Written task: Extract each line containing the string "that".

Supplied records:
+ + +

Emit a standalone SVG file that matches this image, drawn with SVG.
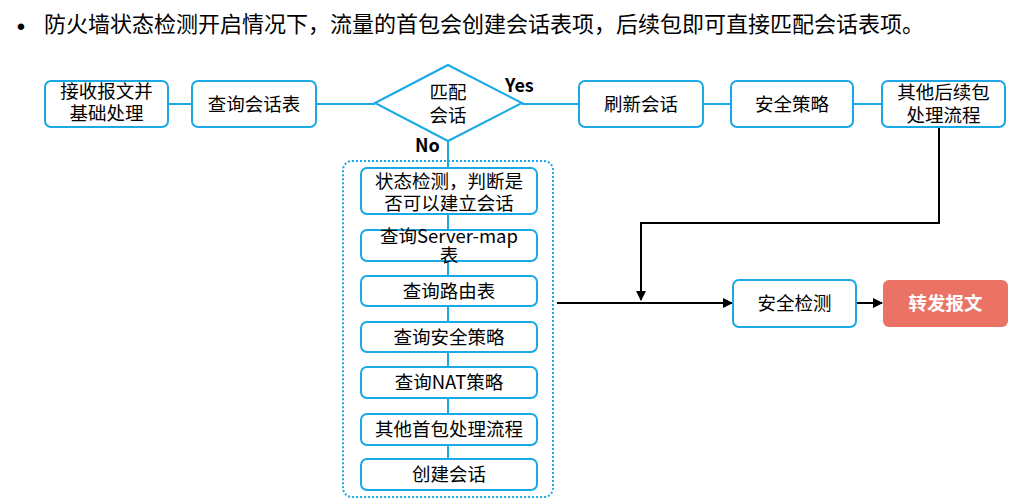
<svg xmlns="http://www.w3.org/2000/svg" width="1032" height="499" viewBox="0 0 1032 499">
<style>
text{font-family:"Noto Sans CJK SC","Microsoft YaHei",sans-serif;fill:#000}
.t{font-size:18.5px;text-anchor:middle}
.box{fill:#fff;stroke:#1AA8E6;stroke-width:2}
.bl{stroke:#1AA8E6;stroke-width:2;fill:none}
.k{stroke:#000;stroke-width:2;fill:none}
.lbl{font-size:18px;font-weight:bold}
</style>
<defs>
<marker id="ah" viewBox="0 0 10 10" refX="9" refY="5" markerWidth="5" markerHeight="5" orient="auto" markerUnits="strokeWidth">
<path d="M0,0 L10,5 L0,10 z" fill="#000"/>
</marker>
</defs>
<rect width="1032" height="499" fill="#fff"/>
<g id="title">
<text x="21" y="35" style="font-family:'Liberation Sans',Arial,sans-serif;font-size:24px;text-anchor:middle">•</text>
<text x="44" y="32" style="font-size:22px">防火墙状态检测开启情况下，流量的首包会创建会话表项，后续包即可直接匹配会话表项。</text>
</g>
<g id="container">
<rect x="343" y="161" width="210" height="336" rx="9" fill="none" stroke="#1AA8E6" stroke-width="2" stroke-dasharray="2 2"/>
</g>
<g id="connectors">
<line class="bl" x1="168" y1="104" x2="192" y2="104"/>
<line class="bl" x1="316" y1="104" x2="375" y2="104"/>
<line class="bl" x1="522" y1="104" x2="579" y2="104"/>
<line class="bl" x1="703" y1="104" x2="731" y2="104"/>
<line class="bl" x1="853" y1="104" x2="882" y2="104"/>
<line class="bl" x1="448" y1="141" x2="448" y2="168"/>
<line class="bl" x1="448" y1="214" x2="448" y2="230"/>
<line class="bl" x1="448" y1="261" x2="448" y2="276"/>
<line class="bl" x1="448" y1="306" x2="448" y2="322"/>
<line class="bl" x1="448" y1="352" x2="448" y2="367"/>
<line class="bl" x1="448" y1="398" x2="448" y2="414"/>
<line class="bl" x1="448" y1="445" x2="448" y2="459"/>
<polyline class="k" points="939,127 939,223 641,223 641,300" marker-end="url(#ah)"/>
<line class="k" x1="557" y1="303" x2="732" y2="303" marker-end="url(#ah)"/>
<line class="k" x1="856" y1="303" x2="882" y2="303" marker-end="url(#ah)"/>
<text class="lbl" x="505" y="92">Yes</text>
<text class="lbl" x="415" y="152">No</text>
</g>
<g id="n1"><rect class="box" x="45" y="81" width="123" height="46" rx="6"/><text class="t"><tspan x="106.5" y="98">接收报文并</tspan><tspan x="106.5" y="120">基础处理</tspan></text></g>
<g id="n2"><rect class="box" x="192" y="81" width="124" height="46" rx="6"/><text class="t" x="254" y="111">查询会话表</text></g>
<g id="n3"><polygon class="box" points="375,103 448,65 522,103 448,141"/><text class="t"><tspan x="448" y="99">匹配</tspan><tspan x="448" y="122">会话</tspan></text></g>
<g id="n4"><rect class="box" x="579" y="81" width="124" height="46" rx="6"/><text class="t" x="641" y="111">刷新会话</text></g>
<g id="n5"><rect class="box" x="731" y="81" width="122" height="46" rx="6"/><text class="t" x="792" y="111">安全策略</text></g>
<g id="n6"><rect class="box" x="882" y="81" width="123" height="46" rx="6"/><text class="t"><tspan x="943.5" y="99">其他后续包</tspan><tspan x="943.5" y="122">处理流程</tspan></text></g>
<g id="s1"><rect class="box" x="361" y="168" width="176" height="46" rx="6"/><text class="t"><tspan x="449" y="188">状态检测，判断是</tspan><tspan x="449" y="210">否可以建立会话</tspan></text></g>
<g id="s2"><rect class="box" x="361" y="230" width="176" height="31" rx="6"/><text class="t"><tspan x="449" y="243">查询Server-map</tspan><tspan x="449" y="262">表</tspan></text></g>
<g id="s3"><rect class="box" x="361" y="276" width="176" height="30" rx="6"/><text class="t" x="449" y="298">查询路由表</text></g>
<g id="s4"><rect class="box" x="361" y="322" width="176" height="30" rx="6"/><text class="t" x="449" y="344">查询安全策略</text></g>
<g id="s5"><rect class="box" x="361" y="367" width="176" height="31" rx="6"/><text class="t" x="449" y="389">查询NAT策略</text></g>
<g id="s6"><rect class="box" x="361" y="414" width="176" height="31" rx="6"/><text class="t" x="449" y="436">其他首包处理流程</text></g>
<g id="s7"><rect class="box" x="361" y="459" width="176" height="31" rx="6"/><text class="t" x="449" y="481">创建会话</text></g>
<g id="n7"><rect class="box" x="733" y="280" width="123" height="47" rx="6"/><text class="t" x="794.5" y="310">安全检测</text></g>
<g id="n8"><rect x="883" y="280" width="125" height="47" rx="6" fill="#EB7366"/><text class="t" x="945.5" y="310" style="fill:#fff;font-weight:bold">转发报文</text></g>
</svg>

+ + +

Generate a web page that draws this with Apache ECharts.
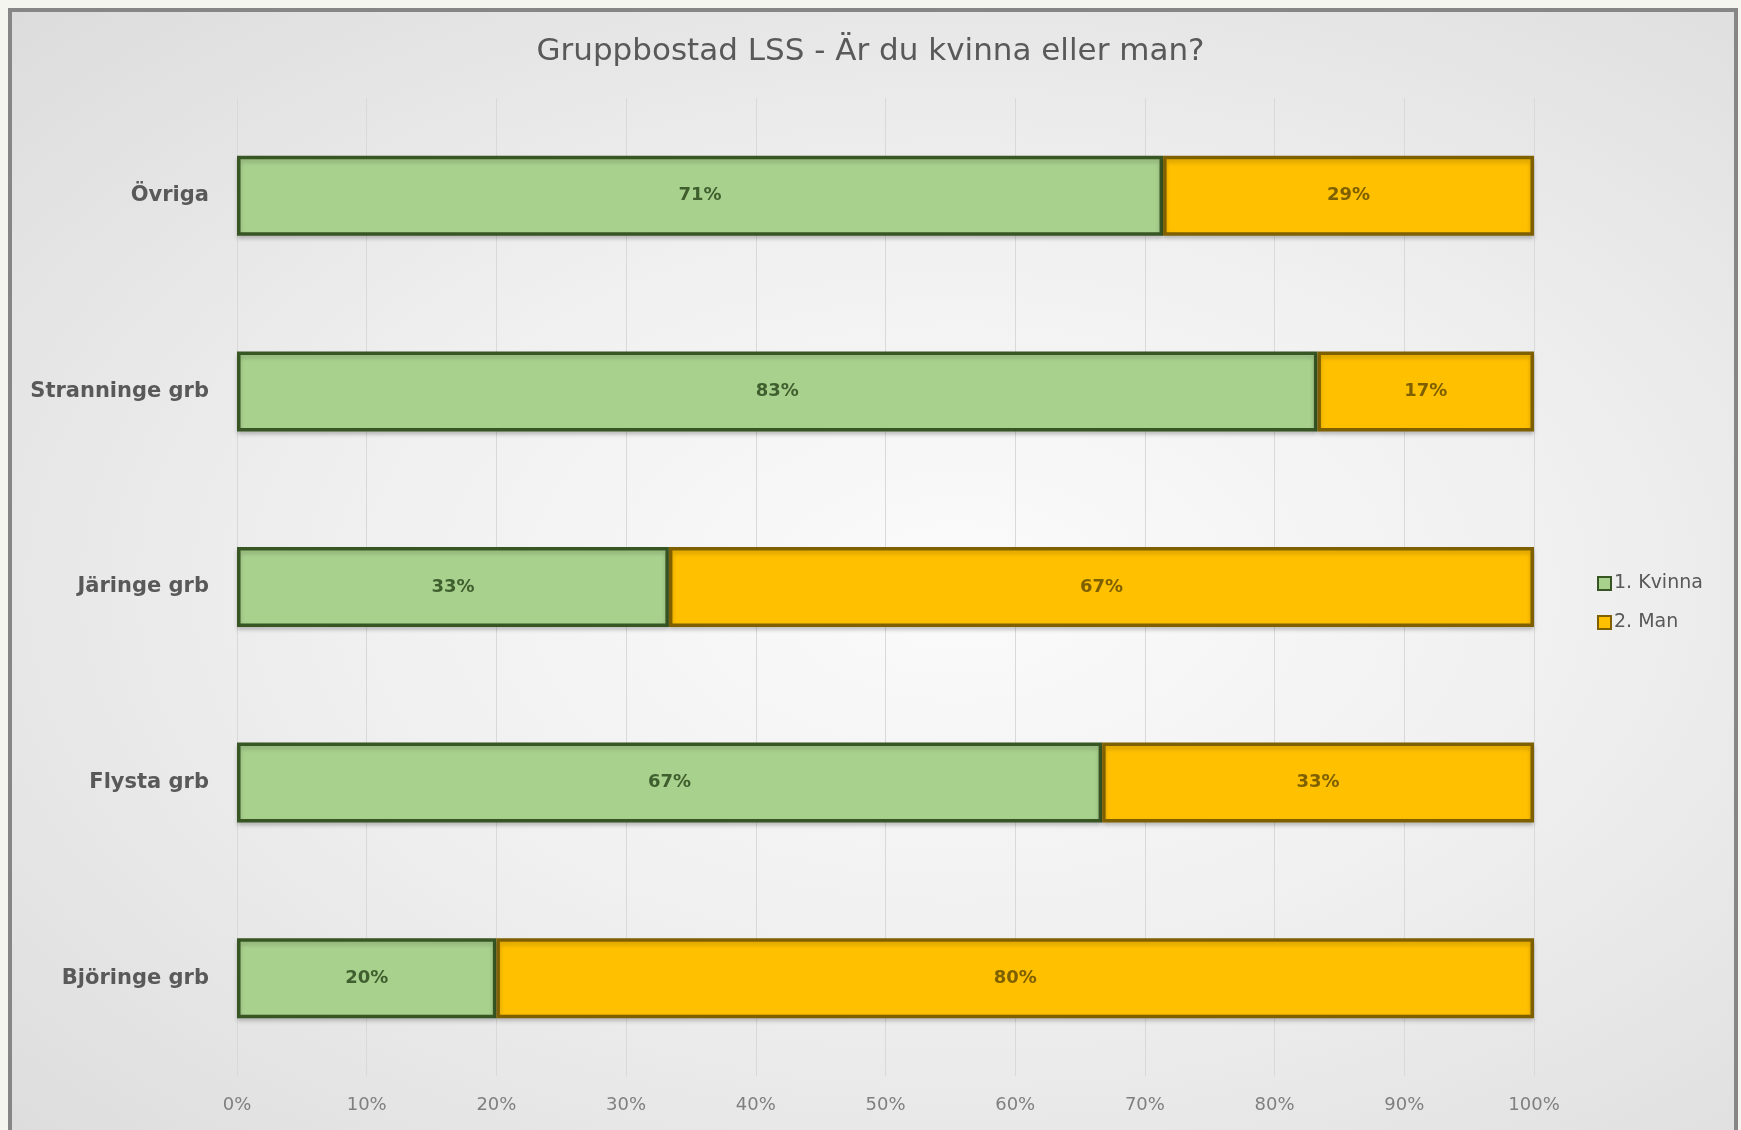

+ + +

Output for this task:
Emit a standalone SVG file that matches this image, drawn with SVG.
Generate a web page that draws this with Apache ECharts.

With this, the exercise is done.